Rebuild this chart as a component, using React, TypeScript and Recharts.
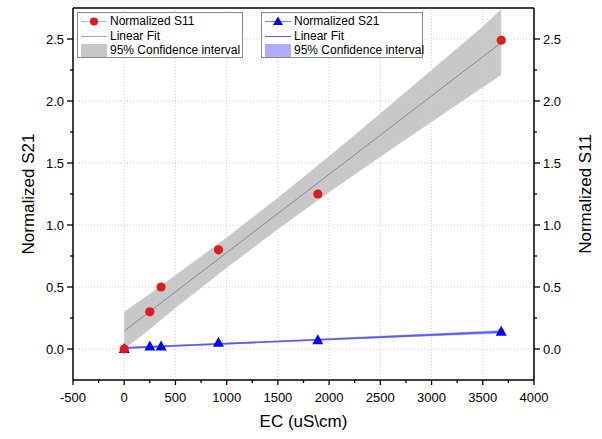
import React from 'react';
import {
  ComposedChart, Line, Area, Scatter, XAxis, YAxis, ReferenceLine,
} from 'recharts';

if (typeof document !== 'undefined') document.body.style.margin = '0';

// measured points
const ecValues = [0, 250, 360, 920, 1890, 3680];
const s11Values = [0, 0.3, 0.5, 0.8, 1.25, 2.49];
const s21Values = [0, 0.02, 0.02, 0.05, 0.07, 0.14];

// fit lines and 95% confidence bands
const bandX = [0, 250, 500, 1000, 1500, 2000, 2500, 3000, 3500, 3680];
const s11Fit = [0.145, 0.303, 0.461, 0.777, 1.093, 1.409, 1.725, 2.041, 2.357, 2.47];
const s11Low = [0.0, 0.16, 0.33, 0.655, 0.965, 1.265, 1.55, 1.83, 2.11, 2.21];
const s11High = [0.3, 0.445, 0.595, 0.9, 1.22, 1.555, 1.9, 2.25, 2.6, 2.74];
const s21Fit = [0.008, 0.017, 0.026, 0.043, 0.061, 0.079, 0.096, 0.114, 0.132, 0.138];
const s21Low = [-0.002, 0.008, 0.018, 0.036, 0.054, 0.071, 0.086, 0.102, 0.118, 0.123];
const s21High = [0.018, 0.026, 0.034, 0.05, 0.068, 0.087, 0.106, 0.126, 0.146, 0.153];

// axes
const xDomain = [-500, 4000];
const yDomain = [-0.25, 2.75];
const xTicks = [-500, -250, 0, 250, 500, 750, 1000, 1250, 1500, 1750, 2000, 2250, 2500, 2750, 3000, 3250, 3500, 3750, 4000];
const xMajor = [-500, 0, 500, 1000, 1500, 2000, 2500, 3000, 3500, 4000];
const yTicks = [0, 0.25, 0.5, 0.75, 1, 1.25, 1.5, 1.75, 2, 2.25, 2.5];
const yMajor = [0, 0.5, 1, 1.5, 2, 2.5];

const bandData = bandX.map((x, i) => ({
  x,
  s11Fit: s11Fit[i],
  s11Band: [s11Low[i], s11High[i]],
  s21Fit: s21Fit[i],
  s21Band: [s21Low[i], s21High[i]],
}));
const s11Points = ecValues.map((x, i) => ({ x, y: s11Values[i] }));
const s21Points = ecValues.map((x, i) => ({ x, y: s21Values[i] }));

const FONT = 'Liberation Sans, Arial, sans-serif';

const isMajor = (list: number[], v: number) => list.some((m) => Math.abs(m - v) < 1e-9);

const XTick = (props: any) => {
  const { x, y, payload } = props;
  const major = isMajor(xMajor, payload.value);
  return (
    <g>
      <line x1={x} x2={x} y1={y} y2={y + (major ? 5 : 3)} stroke="#000" strokeWidth={1.3} />
      {major && (
        <text x={x} y={y + 22} textAnchor="middle" fontSize={13} fontFamily={FONT} fill="#000">
          {payload.value}
        </text>
      )}
    </g>
  );
};

const makeYTick = (side: 'left' | 'right') => (props: any) => {
  const { x, y, payload } = props;
  const major = isMajor(yMajor, payload.value);
  const len = major ? 6 : 3;
  const dir = side === 'left' ? -1 : 1;
  return (
    <g>
      <line x1={x} x2={x + dir * len} y1={y} y2={y} stroke="#000" strokeWidth={1.3} />
      {major && (
        <text
          x={x + dir * 9}
          y={y + 4.5}
          textAnchor={side === 'left' ? 'end' : 'start'}
          fontSize={13}
          fontFamily={FONT}
          fill="#000"
        >
          {payload.value.toFixed(1)}
        </text>
      )}
    </g>
  );
};

const Circle = (props: any) => {
  const { cx, cy } = props;
  return <circle cx={cx} cy={cy} r={4.6} fill="#e01b1b" />;
};

const Triangle = (props: any) => {
  const { cx, cy } = props;
  return <polygon points={`${cx},${cy - 6} ${cx - 5.5},${cy + 4} ${cx + 5.5},${cy + 4}`} fill="#0000ff" />;
};

const legendRows = [
  ['Normalized S11', 'Linear Fit', '95% Confidence interval'],
  ['Normalized S21', 'Linear Fit', '95% Confidence interval'],
];

const LegendBox = ({ left, width, rows, color, lineColor, band, marker }: any) => (
  <div
    style={{
      position: 'absolute', left, top: 12, width, height: 46, boxSizing: 'border-box',
      border: '1px solid #888', background: '#fff', fontFamily: FONT, fontSize: 12,
    }}
  >
    {rows.map((r: string, i: number) => (
      <div key={i} style={{ position: 'absolute', left: 0, top: 1 + i * 14.5, height: 14.5, width: '100%' }}>
        <svg width={30} height={14.5} style={{ position: 'absolute', left: 2, top: 0 }}>
          {i === 0 && <line x1={1} x2={27} y1={7.5} y2={7.5} stroke={lineColor} strokeWidth={0.8} />}
          {i === 0 && marker === 'circle' && <circle cx={14} cy={7.5} r={4} fill={color} />}
          {i === 0 && marker === 'tri' && <polygon points="14,2.5 9,11 19,11" fill={color} />}
          {i === 1 && <line x1={1} x2={27} y1={7.5} y2={7.5} stroke={lineColor} strokeWidth={1} />}
          {i === 2 && <rect x={1} y={1} width={26} height={13} fill={band} />}
        </svg>
        <span style={{ position: 'absolute', left: 32, top: 0, lineHeight: '14.5px', whiteSpace: 'nowrap' }}>{r}</span>
      </div>
    ))}
  </div>
);

const App = () => (
  <div style={{ position: 'relative', width: 602, height: 439, background: '#fff' }}>
    <ComposedChart width={602} height={439} data={bandData} margin={{ top: 8, right: 0, left: 0, bottom: 0 }}>
      <XAxis
        dataKey="x"
        type="number"
        domain={xDomain}
        ticks={xTicks}
        interval={0}
        allowDataOverflow
        height={59}
        tickSize={0}
        tickMargin={0}
        tickLine={false}
        tick={<XTick />}
        axisLine={{ stroke: '#000', strokeWidth: 1.5 }}
        label={{ value: 'EC (uS\\cm)', position: 'insideBottom', offset: 12, fontSize: 17, fontFamily: FONT, fill: '#000' }}
      />
      <YAxis
        yAxisId="left"
        type="number"
        domain={yDomain}
        ticks={yTicks}
        interval={0}
        allowDataOverflow
        width={73}
        tickSize={0}
        tickMargin={0}
        tickLine={false}
        tick={makeYTick('left')}
        axisLine={{ stroke: '#000', strokeWidth: 1.5 }}
        label={({ viewBox }: any) => (
          <text
            x={viewBox.x + 34}
            y={viewBox.y + viewBox.height / 2}
            transform={`rotate(-90 ${viewBox.x + 34} ${viewBox.y + viewBox.height / 2})`}
            textAnchor="middle"
            fontSize={17}
            fontFamily={FONT}
            fill="#000"
          >
            Normalized S21
          </text>
        )}
      />
      <YAxis
        yAxisId="right"
        orientation="right"
        type="number"
        domain={yDomain}
        ticks={yTicks}
        interval={0}
        allowDataOverflow
        width={68}
        tickSize={0}
        tickMargin={0}
        tickLine={false}
        tick={makeYTick('right')}
        axisLine={{ stroke: '#000', strokeWidth: 1.5 }}
        label={({ viewBox }: any) => (
          <text
            x={viewBox.x + 57}
            y={viewBox.y + viewBox.height / 2}
            transform={`rotate(-90 ${viewBox.x + 57} ${viewBox.y + viewBox.height / 2})`}
            textAnchor="middle"
            fontSize={17}
            fontFamily={FONT}
            fill="#000"
          >
            Normalized S11
          </text>
        )}
      />
      {xMajor.slice(1, -1).map((v) => (
        <ReferenceLine key={`gx${v}`} x={v} yAxisId="left" stroke="#cfcfcf" strokeDasharray="1 2" />
      ))}
      {yMajor.map((v) => (
        <ReferenceLine key={`gy${v}`} y={v} yAxisId="left" stroke="#cfcfcf" strokeDasharray="1 2" />
      ))}
      <ReferenceLine y={2.75} yAxisId="left" stroke="#000" strokeWidth={1.5} />
      <Area yAxisId="right" dataKey="s11Band" stroke="none" fill="#c8c8c8" fillOpacity={1} isAnimationActive={false} />
      <Line yAxisId="right" dataKey="s11Fit" stroke="#777" strokeWidth={0.8} dot={false} isAnimationActive={false} />
      <Area yAxisId="left" dataKey="s21Band" stroke="none" fill="#aeaeff" fillOpacity={1} isAnimationActive={false} />
      <Line yAxisId="left" dataKey="s21Fit" stroke="#5a5aff" strokeWidth={1.6} dot={false} isAnimationActive={false} />
      <Scatter yAxisId="left" data={s21Points} dataKey="y" shape={<Triangle />} isAnimationActive={false} />
      <Scatter yAxisId="right" data={s11Points} dataKey="y" shape={<Circle />} isAnimationActive={false} />
    </ComposedChart>
    <LegendBox left={77} width={166} rows={legendRows[0]} color="#e01b1b" lineColor="#aaa" band="#c8c8c8" marker="circle" />
    <LegendBox left={261} width={162} rows={legendRows[1]} color="#0000ff" lineColor="#5a5aff" band="#aeaeff" marker="tri" />
  </div>
);

export default App;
::::::::
**Directions for this task:**
Write out an exact copy of the listing, first line through the line containing "const s21Values = [0, 0.02, 0.02, 0.05, 0.07, 0.14];", with the pictures left out.

**Final result:**
Rebuild this chart as a component, using React, TypeScript and Recharts.
import React from 'react';
import {
  ComposedChart, Line, Area, Scatter, XAxis, YAxis, ReferenceLine,
} from 'recharts';

if (typeof document !== 'undefined') document.body.style.margin = '0';

// measured points
const ecValues = [0, 250, 360, 920, 1890, 3680];
const s11Values = [0, 0.3, 0.5, 0.8, 1.25, 2.49];
const s21Values = [0, 0.02, 0.02, 0.05, 0.07, 0.14];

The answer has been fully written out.